Ketua Badan Pengawasan Pemilu (Bawaslu) Kota Tangerang, Agus Muslim mengatakan evaluasi Pemilu berkaca pada 2019. Ada catatan penting pada 2019 yakni tidak ada proses Pemilu yang digugat ke Mahkamah Konstitusi (MK).
“Pemilu 2019 catatan adalah dalam itu tidak ada yang digugat di MK, ini catatan penting. Kalau di 2024 ada yang menggugat berarti itu catatan terburuk kami. Konsekuensinya penyelenggara harus serius, beri rasa aman dan nyaman kepada peserta pemilu,” jelasnya.
Dia menuturkan terdapat 6 catatan penting yang harus diantisipasi berdasarkan Indeks kerawanan pemilu (IKP).
Diantaranya, pemuktahiran data pemilih. Dimana, KPU harus memastikan data pemilih dan menyesuaikannya. Lalu, money politic, penyebaran hoaks, beban kerja Evaluasi 2019 dan salah tafsir antara KPU dan Bawaslu soal urusan Pemilu.
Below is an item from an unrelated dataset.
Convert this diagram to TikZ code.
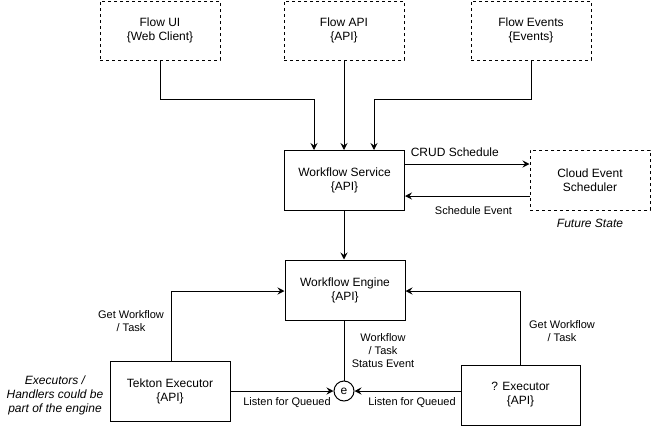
\documentclass[tikz,border=0pt]{standalone}
\usepackage{fontspec}
\setmainfont{Liberation Sans}
\usetikzlibrary{arrows.meta}
\tikzset{
  box/.style={draw, line width=1pt, minimum width=120pt, minimum height=60pt, inner sep=0pt, align=center, font=\fontsize{12}{14}\selectfont},
  dbox/.style={box, dash pattern=on 3pt off 3pt},
  conn/.style={line width=1pt},
  arr/.style={conn, -{Stealth[length=7pt,width=7pt,inset=2.5pt]}},
  lbl/.style={align=center, inner sep=0pt, font=\fontsize{11}{13}\selectfont},
  note/.style={align=center, inner sep=0pt, font=\fontsize{12}{14}\selectfont\itshape}
}
\begin{document}
\begin{tikzpicture}[x=1pt,y=-1pt]
\useasboundingbox (0,0) rectangle (651,426);
\node[dbox, minimum height=59pt] (ui) at (160,30.5) {Flow UI\\\{Web Client\}};
\node[dbox, minimum height=59pt] (api) at (344,30.5) {Flow API\\\{API\}};
\node[dbox, minimum height=59pt] (ev) at (531,30.5) {Flow Events\\\{Events\}};
\node[box] (ws) at (344.5,180) {Workflow Service\\\{API\}};
\node[dbox, minimum width=120pt] (ces) at (590,180) {Cloud Event\\Scheduler};
\node[note] (fs) at (590,223) {Future State};
\node[box] (we) at (345,290) {Workflow Engine\\\{API\}};
\node[box] (te) at (170,391) {Tekton Executor\\\{API\}};
\node[box, minimum width=119pt] (qe) at (520.5,395) {? Executor\\\{API\}};
\node[draw, circle, line width=1pt, minimum size=20pt, inner sep=0pt, font=\fontsize{12}{14}\selectfont] (e) at (344,391) {e};
\node[note] (exn) at (55,395) {Executors /\\Handlers could be\\part of the engine};

\coordinate (uib) at (160,60);
\coordinate (evb) at (531,60);
\draw[arr] (uib) -- (160,99) -- (314,99) -- (314,150);
\draw[arr] (api.south) -- (344,150);
\draw[arr] (evb) -- (531,99) -- (374,99) -- (374,150);

\draw[arr] (ws.east |- 0,164) -- (ces.west |- 0,164) node[lbl, font=\fontsize{12}{14}\selectfont, pos=0.4, above=7pt] {CRUD Schedule};
\draw[arr] (ces.west |- 0,196) -- (ws.east |- 0,196) node[lbl, pos=0.45, below=10pt] {Schedule Event};

\draw[arr] (ws.south -| 344,0) -- (we.north -| 344,0);

\draw[arr] (te.north -| 171,0) -- (171,291) -- (we.west |- 0,291);
\node[lbl] (l1) at (131,321) {Get Workflow\\/ Task};
\draw[arr] (qe.north -| 520,0) -- (520,291) -- (we.east |- 0,291);
\node[lbl] (l2) at (562,331) {Get Workflow\\/ Task};

\draw[conn] (we.south -| 344,0) -- (e.north);
\node[lbl] (l3) at (383,351) {Workflow\\/ Task\\Status Event};

\draw[arr] (te.east |- e) -- (e.west);
\node[lbl] (l4) at (287,403) {Listen for Queued};
\draw[arr] (qe.west |- e) -- (e.east);
\node[lbl] (l5) at (412,403) {Listen for Queued};
\end{tikzpicture}
\end{document}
“Kemudian, pendistribusian logistik. Di 2019 banyak titik yang salah itu kesalahan dari kita sehingga pada 2019 ada 56 titik yang di PSU karena salah titik,” ungkapnya.
Pengamat politik, Munadi mengatakan tahapan pemilu sudah diatur dalam undang-undang atau PKPU. Bawaslu dan KPU hanya tinggal menjalankan saja. Yang menjadi persoalan adalah polarisasi pemilu.
“Yang ada di polarisasi tahapnya politik ya masyarakat, media itu kan jga punya peran sebagai penyebar luar informasi,” katanya.
Kata dia, polarisasi kalau dikembangkan oleh partai politik kurang baik. Namun, partai politik harus membangun sebuah kondisi yang kondusif.
“Karena sumber itu kalau masyarakat sangat tidak mungkin. Ada informasi dari masyarakat dari media dan media sosial. Nah Ujungnya kan kepentingan ketika dia (partai politik) ingin menang maka dia ngebunuh secara politik calon lain. Maka disana lah terjadi polarisasi,” jelas Munadi.
Penyebaran berita hoaks, isu rasis telah terjadi sejak lama. Kata dia, ada potensi partai politik untuk mengemas itu agar menang dalam pesta demokrasi ini. Secara umum kata Munadi memang sesuai dengan regulasi. Namun, hal berbeda ketika terjadi di lapangan.
“Ini perlu kesadaran juga, sebenarnya kan parpol sudah cukup baik, tapi ada juga karena kepentingan politik lebih dominan ada hal tertentu yahh kadang, karena ingin menang jadi lakukan bermacam cara,” katanya.
Contohnya saja, pengawasan di media sosial yang dilakukan oleh Bawaslu. Bawaslu hanya mengawasi media sosial partai yang telah didaftarkan.
“Yang tidak terdaftar siapa yang mengawasi, nah ini perlu regulasi memang harus di kuatkan. Siapa yang bikin itu ? Ya parlemen, parlemen dari mana ? Ya partai politik. Nah ini saling terkait Semuanya. Masyarakat juga jangan terbawa arus.
Pemerintah juga berperan penting dalam menciptakan iklim politik yang kondusif. Maka polarisasi menjadi tanggung jawab bersama baik partai politik, masyarakat hingga pemerintah. (Dens/red).